Victoria Clark, who has always looked a bit older than her actual age, comes across as the warm, experience-ripened, sexy wife any man would give both his eyeteeth for. Lauren Kennedy looks like the precocious teenager easily the mistress of any older man’s fantasies. [NOTE FROM JRB: Yuck! Yuck! I have to go throw up now.] If I dwell on their pictures it is precisely because these looks translate so grippingly into their singing.

Both artists have fine, flexible voices; both do more than merely render a song—they live it. With the choices in Clark’s dozen and Kennedy’s baker’s dozen numbers you will not wholly agree; both contain some cold potatoes I dropped as eagerly as if they were hot ones. But then there are those winning others.

Take Clark’s rendition of the wonderful “Someone to Cook For” by Jessica Molaskey and John Pizzarelli, which exudes the sweetness of molasses and the tartness of pizza.
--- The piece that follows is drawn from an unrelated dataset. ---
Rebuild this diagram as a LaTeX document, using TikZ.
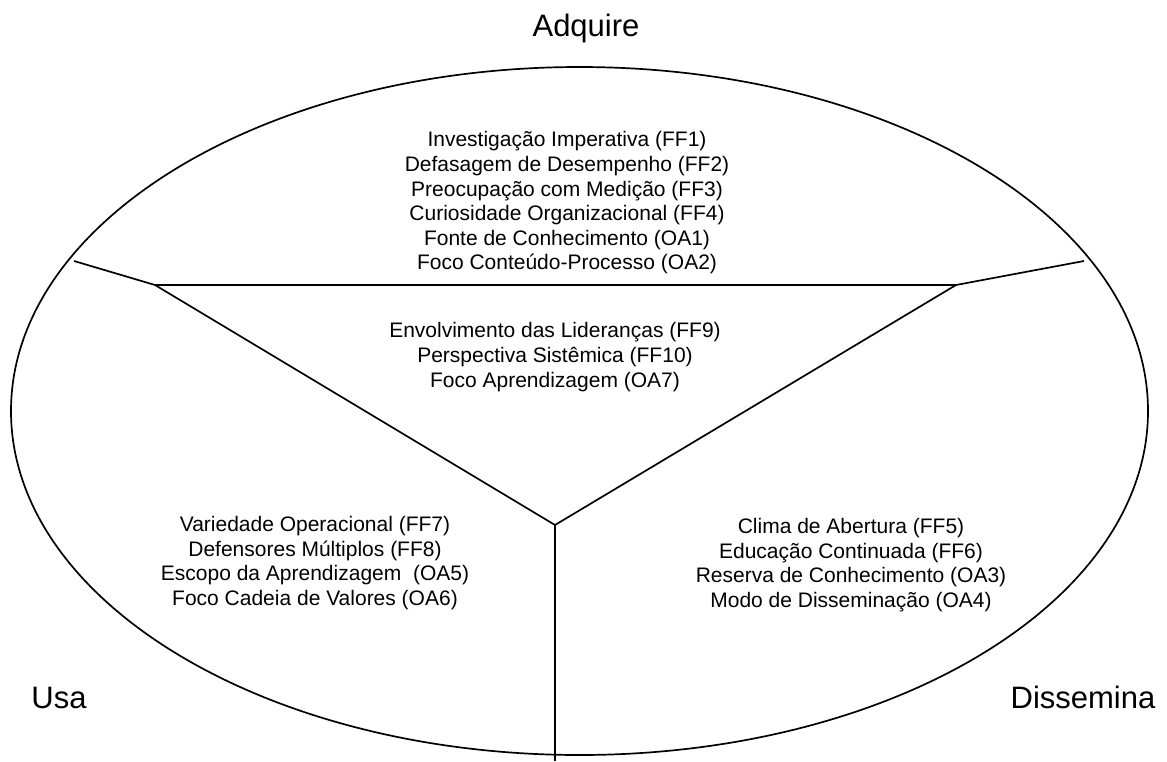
\documentclass[tikz,border=0pt]{standalone}
\usepackage{fontspec}
\setmainfont{Liberation Sans}
\begin{document}
\begin{tikzpicture}[x=1pt,y=-1pt,
  edge/.style={line width=1.7pt},
  body/.style={align=center,font=\fontsize{21}{24.6}\selectfont,inner sep=0pt},
  phase/.style={font=\fontsize{31}{36}\selectfont,anchor=base,inner sep=0pt}]
\useasboundingbox (0,0) rectangle (1167,761);

% outer ellipse
\draw[edge] (579.5,411) ellipse [x radius=568.5pt, y radius=344pt];

% dividing lines: triangle with three spokes
\coordinate (lt) at (74,261);
\coordinate (jl) at (155,285);
\coordinate (jr) at (956,285);
\coordinate (rt) at (1084,261);
\coordinate (jc) at (555,525);
\coordinate (bt) at (555,761);
\draw[edge] (lt) -- (jl) -- (jr) -- (rt);
\draw[edge] (jl) -- (jc) -- (jr);
\draw[edge] (jc) -- (bt);

% phase labels
\node[phase] (adq) at (586,36) {Adquire};
\node[phase] (usa) at (59,708) {Usa};
\node[phase] (dis) at (1083,708) {Dissemina};

% factor lists
\node[body] (top) at (567,203) {Investigação Imperativa (FF1)\\
Defasagem de Desempenho (FF2)\\
Preocupação com Medição (FF3)\\
Curiosidade Organizacional (FF4)\\
Fonte de Conhecimento (OA1)\\
Foco Conteúdo-Processo (OA2)};

\node[body] (mid) at (555,357) {Envolvimento das Lideranças (FF9)\\
Perspectiva Sistêmica (FF10)\\
Foco Aprendizagem (OA7)};

\node[body] (left) at (315,563) {Variedade Operacional (FF7)\\
Defensores Múltiplos (FF8)\\
Escopo da Aprendizagem \ (OA5)\\
Foco Cadeia de Valores (OA6)};

\node[body] (right) at (851,565) {Clima de Abertura (FF5)\\
Educação Continuada (FF6)\\
Reserva de Conhecimento (OA3)\\
Modo de Disseminação (OA4)};
\end{tikzpicture}
\end{document}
Never did eats sound sexier, the sure way to a man’s heart through his stomach—or, more accurately, through Clark’s mellow sounds good enough to eat. In her three repetitions of “Maybe I’ll cook for you” at the end of the song, each is more amorously sensual, and the last sheer erotic deliquescence.
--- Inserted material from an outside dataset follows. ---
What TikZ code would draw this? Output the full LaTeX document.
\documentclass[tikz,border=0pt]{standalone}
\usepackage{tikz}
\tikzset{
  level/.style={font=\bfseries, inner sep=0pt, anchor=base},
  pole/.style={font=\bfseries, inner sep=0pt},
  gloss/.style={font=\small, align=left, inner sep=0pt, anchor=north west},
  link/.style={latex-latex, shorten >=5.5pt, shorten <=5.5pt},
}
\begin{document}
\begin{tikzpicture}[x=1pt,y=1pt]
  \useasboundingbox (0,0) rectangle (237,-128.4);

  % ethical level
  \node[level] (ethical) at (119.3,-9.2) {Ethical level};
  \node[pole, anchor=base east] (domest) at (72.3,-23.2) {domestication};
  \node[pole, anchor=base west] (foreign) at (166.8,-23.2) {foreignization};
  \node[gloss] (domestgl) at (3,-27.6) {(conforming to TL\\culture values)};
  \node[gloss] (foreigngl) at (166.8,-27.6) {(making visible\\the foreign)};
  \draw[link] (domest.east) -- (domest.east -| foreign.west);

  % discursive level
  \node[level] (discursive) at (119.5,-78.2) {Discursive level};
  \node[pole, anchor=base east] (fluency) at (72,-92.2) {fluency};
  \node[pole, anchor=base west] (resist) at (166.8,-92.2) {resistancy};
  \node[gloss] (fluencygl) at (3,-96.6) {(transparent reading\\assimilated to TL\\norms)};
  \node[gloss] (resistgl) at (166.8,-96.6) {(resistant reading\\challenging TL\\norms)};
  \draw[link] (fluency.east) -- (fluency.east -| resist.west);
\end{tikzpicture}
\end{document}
On the next track, Clark gives a rib-tickling and heaven-storming rendition of Johnny Mercer’s “Something’s Gotta Give,” followed by a heart-meltingly seductive “Right as the Rain” by Arlen and Harburg. And what a climax the concluding Irving Berlin “I Got Lost in His Arms,” the most loving surrender you’ll ever hear on a disc or in your dreams.

Now take Lauren Kennedy. She can make you schoolboyishly or girlishly laugh along with Jason Robert Brown’s rollicking “Mr. Hopalong Heartbreak,” and, on the next track, redeem Frank Wildhorn and Jack Murphy’s simplistic “Easy” by conjuring up the sincerest sentiment of your never-forgotten first love.

Next, she offers the clever Marcy Heisler-Zina Goldrich tango, “Apathetic Man,” adorable ingenuousness growing up before our very ears into cynical resignation as Kennedy bittersweetly laments: “Is there anything more sexy than an apathetic man …any drug more potent than an apathetic man?”

And, on track twelve, what a rousing hymn to feminine liberation in the Jeff Blumenkrantz-Libby Saines “I’m Free,” brilliantly proclaiming a young woman’s emancipation in body and soul.

These are two treasurable CDs. What would make them better yet would be booklets that reproduced the lyrics. Soprano voices cannot help making their higher notes muffle the words; for a perfect singalong such as both singers entice us to, it would be heaven to have the texts in hand.

Obviously, John Simon had something else in hand while typing this review. Bleugh. Anyway, enjoy Lauren’s album, and go pick up Andréa Burns’s new album (A Deeper Shade Of Red)as well!